**Material for this task**
——————————
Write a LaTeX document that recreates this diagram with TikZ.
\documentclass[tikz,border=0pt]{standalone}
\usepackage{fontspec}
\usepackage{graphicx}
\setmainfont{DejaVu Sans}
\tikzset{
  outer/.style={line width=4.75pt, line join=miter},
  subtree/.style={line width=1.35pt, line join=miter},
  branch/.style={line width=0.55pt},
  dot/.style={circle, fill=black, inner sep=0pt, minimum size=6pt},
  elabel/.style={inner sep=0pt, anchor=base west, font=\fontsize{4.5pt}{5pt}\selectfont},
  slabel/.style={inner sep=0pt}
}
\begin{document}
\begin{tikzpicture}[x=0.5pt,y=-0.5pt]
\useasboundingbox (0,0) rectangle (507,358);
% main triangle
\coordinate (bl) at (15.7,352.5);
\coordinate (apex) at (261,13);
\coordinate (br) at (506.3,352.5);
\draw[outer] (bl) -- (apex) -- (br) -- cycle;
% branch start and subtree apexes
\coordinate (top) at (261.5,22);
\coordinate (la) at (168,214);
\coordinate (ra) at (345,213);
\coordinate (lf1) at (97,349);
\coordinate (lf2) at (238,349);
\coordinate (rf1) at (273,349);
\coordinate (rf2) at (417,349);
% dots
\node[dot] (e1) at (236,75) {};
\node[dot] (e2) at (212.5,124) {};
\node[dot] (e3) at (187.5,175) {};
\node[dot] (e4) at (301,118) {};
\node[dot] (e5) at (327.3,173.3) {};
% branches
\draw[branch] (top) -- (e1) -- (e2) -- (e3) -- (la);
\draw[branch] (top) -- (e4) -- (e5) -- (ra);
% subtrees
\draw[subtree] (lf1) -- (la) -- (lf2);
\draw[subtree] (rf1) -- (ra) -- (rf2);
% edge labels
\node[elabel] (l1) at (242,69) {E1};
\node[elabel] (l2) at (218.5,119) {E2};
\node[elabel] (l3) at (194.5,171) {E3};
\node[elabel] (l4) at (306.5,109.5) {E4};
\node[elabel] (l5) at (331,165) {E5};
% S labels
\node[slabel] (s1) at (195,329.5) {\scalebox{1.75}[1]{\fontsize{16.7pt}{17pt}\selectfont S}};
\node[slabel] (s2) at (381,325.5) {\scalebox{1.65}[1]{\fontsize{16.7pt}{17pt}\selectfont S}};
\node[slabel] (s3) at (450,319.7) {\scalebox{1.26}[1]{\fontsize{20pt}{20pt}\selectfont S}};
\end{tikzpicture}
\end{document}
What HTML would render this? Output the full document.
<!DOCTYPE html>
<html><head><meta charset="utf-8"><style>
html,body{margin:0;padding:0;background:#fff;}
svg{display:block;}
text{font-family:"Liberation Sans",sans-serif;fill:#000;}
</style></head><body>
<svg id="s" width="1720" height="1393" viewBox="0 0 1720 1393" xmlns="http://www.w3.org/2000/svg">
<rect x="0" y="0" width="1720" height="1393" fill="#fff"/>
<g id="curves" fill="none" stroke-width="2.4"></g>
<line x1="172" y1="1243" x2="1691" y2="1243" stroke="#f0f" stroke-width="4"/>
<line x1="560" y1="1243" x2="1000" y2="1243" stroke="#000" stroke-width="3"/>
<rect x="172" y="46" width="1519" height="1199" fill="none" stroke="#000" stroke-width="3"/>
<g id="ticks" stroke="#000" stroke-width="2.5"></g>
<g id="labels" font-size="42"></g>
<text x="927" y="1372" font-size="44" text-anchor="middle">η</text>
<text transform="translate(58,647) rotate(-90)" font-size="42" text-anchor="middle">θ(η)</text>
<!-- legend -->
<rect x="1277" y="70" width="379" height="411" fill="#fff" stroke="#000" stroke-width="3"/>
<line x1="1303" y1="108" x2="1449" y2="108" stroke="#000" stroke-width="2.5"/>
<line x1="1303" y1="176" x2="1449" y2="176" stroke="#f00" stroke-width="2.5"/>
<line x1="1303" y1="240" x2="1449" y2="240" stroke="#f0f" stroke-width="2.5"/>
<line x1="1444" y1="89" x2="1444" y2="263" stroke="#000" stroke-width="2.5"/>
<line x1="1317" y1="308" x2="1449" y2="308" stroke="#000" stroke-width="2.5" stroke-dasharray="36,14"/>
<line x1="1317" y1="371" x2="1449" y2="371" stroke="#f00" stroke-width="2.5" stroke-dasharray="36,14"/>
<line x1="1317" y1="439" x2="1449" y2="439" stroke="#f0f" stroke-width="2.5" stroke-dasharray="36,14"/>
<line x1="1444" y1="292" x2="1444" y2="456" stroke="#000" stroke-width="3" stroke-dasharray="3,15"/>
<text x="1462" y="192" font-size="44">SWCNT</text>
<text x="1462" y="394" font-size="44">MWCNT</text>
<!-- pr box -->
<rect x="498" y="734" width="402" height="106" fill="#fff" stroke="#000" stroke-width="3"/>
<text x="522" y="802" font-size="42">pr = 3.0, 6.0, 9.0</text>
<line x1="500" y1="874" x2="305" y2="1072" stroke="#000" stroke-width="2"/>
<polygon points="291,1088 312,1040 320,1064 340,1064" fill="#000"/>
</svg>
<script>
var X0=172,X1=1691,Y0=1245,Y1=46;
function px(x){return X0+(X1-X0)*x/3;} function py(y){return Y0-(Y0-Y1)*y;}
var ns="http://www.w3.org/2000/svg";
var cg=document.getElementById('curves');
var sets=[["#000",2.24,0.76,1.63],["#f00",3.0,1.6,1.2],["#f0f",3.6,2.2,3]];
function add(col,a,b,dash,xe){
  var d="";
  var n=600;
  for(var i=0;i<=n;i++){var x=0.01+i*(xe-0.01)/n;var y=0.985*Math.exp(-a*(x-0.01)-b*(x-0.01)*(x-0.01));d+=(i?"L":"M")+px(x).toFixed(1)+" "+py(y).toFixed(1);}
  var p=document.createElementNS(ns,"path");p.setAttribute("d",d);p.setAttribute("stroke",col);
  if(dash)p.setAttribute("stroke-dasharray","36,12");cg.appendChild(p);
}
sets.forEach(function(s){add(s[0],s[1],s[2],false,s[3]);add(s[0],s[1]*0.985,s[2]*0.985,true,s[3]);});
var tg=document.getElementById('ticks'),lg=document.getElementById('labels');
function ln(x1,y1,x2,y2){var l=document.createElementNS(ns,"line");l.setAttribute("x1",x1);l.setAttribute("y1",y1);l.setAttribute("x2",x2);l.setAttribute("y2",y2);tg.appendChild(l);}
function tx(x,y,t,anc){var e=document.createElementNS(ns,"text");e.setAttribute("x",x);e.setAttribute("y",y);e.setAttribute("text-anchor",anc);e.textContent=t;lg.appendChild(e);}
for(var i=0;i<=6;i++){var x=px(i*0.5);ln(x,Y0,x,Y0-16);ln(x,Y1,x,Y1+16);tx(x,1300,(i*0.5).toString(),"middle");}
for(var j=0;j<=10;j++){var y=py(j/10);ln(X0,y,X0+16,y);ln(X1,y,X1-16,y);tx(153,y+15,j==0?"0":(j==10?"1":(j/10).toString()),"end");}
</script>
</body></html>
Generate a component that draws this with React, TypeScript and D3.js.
——————————
**What to work on**
Go through the listing and copy all of it exactly.

**Response to this exercise**
Write a LaTeX document that recreates this diagram with TikZ.
\documentclass[tikz,border=0pt]{standalone}
\usepackage{fontspec}
\usepackage{graphicx}
\setmainfont{DejaVu Sans}
\tikzset{
  outer/.style={line width=4.75pt, line join=miter},
  subtree/.style={line width=1.35pt, line join=miter},
  branch/.style={line width=0.55pt},
  dot/.style={circle, fill=black, inner sep=0pt, minimum size=6pt},
  elabel/.style={inner sep=0pt, anchor=base west, font=\fontsize{4.5pt}{5pt}\selectfont},
  slabel/.style={inner sep=0pt}
}
\begin{document}
\begin{tikzpicture}[x=0.5pt,y=-0.5pt]
\useasboundingbox (0,0) rectangle (507,358);
% main triangle
\coordinate (bl) at (15.7,352.5);
\coordinate (apex) at (261,13);
\coordinate (br) at (506.3,352.5);
\draw[outer] (bl) -- (apex) -- (br) -- cycle;
% branch start and subtree apexes
\coordinate (top) at (261.5,22);
\coordinate (la) at (168,214);
\coordinate (ra) at (345,213);
\coordinate (lf1) at (97,349);
\coordinate (lf2) at (238,349);
\coordinate (rf1) at (273,349);
\coordinate (rf2) at (417,349);
% dots
\node[dot] (e1) at (236,75) {};
\node[dot] (e2) at (212.5,124) {};
\node[dot] (e3) at (187.5,175) {};
\node[dot] (e4) at (301,118) {};
\node[dot] (e5) at (327.3,173.3) {};
% branches
\draw[branch] (top) -- (e1) -- (e2) -- (e3) -- (la);
\draw[branch] (top) -- (e4) -- (e5) -- (ra);
% subtrees
\draw[subtree] (lf1) -- (la) -- (lf2);
\draw[subtree] (rf1) -- (ra) -- (rf2);
% edge labels
\node[elabel] (l1) at (242,69) {E1};
\node[elabel] (l2) at (218.5,119) {E2};
\node[elabel] (l3) at (194.5,171) {E3};
\node[elabel] (l4) at (306.5,109.5) {E4};
\node[elabel] (l5) at (331,165) {E5};
% S labels
\node[slabel] (s1) at (195,329.5) {\scalebox{1.75}[1]{\fontsize{16.7pt}{17pt}\selectfont S}};
\node[slabel] (s2) at (381,325.5) {\scalebox{1.65}[1]{\fontsize{16.7pt}{17pt}\selectfont S}};
\node[slabel] (s3) at (450,319.7) {\scalebox{1.26}[1]{\fontsize{20pt}{20pt}\selectfont S}};
\end{tikzpicture}
\end{document}
What HTML would render this? Output the full document.
<!DOCTYPE html>
<html><head><meta charset="utf-8"><style>
html,body{margin:0;padding:0;background:#fff;}
svg{display:block;}
text{font-family:"Liberation Sans",sans-serif;fill:#000;}
</style></head><body>
<svg id="s" width="1720" height="1393" viewBox="0 0 1720 1393" xmlns="http://www.w3.org/2000/svg">
<rect x="0" y="0" width="1720" height="1393" fill="#fff"/>
<g id="curves" fill="none" stroke-width="2.4"></g>
<line x1="172" y1="1243" x2="1691" y2="1243" stroke="#f0f" stroke-width="4"/>
<line x1="560" y1="1243" x2="1000" y2="1243" stroke="#000" stroke-width="3"/>
<rect x="172" y="46" width="1519" height="1199" fill="none" stroke="#000" stroke-width="3"/>
<g id="ticks" stroke="#000" stroke-width="2.5"></g>
<g id="labels" font-size="42"></g>
<text x="927" y="1372" font-size="44" text-anchor="middle">η</text>
<text transform="translate(58,647) rotate(-90)" font-size="42" text-anchor="middle">θ(η)</text>
<!-- legend -->
<rect x="1277" y="70" width="379" height="411" fill="#fff" stroke="#000" stroke-width="3"/>
<line x1="1303" y1="108" x2="1449" y2="108" stroke="#000" stroke-width="2.5"/>
<line x1="1303" y1="176" x2="1449" y2="176" stroke="#f00" stroke-width="2.5"/>
<line x1="1303" y1="240" x2="1449" y2="240" stroke="#f0f" stroke-width="2.5"/>
<line x1="1444" y1="89" x2="1444" y2="263" stroke="#000" stroke-width="2.5"/>
<line x1="1317" y1="308" x2="1449" y2="308" stroke="#000" stroke-width="2.5" stroke-dasharray="36,14"/>
<line x1="1317" y1="371" x2="1449" y2="371" stroke="#f00" stroke-width="2.5" stroke-dasharray="36,14"/>
<line x1="1317" y1="439" x2="1449" y2="439" stroke="#f0f" stroke-width="2.5" stroke-dasharray="36,14"/>
<line x1="1444" y1="292" x2="1444" y2="456" stroke="#000" stroke-width="3" stroke-dasharray="3,15"/>
<text x="1462" y="192" font-size="44">SWCNT</text>
<text x="1462" y="394" font-size="44">MWCNT</text>
<!-- pr box -->
<rect x="498" y="734" width="402" height="106" fill="#fff" stroke="#000" stroke-width="3"/>
<text x="522" y="802" font-size="42">pr = 3.0, 6.0, 9.0</text>
<line x1="500" y1="874" x2="305" y2="1072" stroke="#000" stroke-width="2"/>
<polygon points="291,1088 312,1040 320,1064 340,1064" fill="#000"/>
</svg>
<script>
var X0=172,X1=1691,Y0=1245,Y1=46;
function px(x){return X0+(X1-X0)*x/3;} function py(y){return Y0-(Y0-Y1)*y;}
var ns="http://www.w3.org/2000/svg";
var cg=document.getElementById('curves');
var sets=[["#000",2.24,0.76,1.63],["#f00",3.0,1.6,1.2],["#f0f",3.6,2.2,3]];
function add(col,a,b,dash,xe){
  var d="";
  var n=600;
  for(var i=0;i<=n;i++){var x=0.01+i*(xe-0.01)/n;var y=0.985*Math.exp(-a*(x-0.01)-b*(x-0.01)*(x-0.01));d+=(i?"L":"M")+px(x).toFixed(1)+" "+py(y).toFixed(1);}
  var p=document.createElementNS(ns,"path");p.setAttribute("d",d);p.setAttribute("stroke",col);
  if(dash)p.setAttribute("stroke-dasharray","36,12");cg.appendChild(p);
}
sets.forEach(function(s){add(s[0],s[1],s[2],false,s[3]);add(s[0],s[1]*0.985,s[2]*0.985,true,s[3]);});
var tg=document.getElementById('ticks'),lg=document.getElementById('labels');
function ln(x1,y1,x2,y2){var l=document.createElementNS(ns,"line");l.setAttribute("x1",x1);l.setAttribute("y1",y1);l.setAttribute("x2",x2);l.setAttribute("y2",y2);tg.appendChild(l);}
function tx(x,y,t,anc){var e=document.createElementNS(ns,"text");e.setAttribute("x",x);e.setAttribute("y",y);e.setAttribute("text-anchor",anc);e.textContent=t;lg.appendChild(e);}
for(var i=0;i<=6;i++){var x=px(i*0.5);ln(x,Y0,x,Y0-16);ln(x,Y1,x,Y1+16);tx(x,1300,(i*0.5).toString(),"middle");}
for(var j=0;j<=10;j++){var y=py(j/10);ln(X0,y,X0+16,y);ln(X1,y,X1-16,y);tx(153,y+15,j==0?"0":(j==10?"1":(j/10).toString()),"end");}
</script>
</body></html>
Generate a component that draws this with React, TypeScript and D3.js.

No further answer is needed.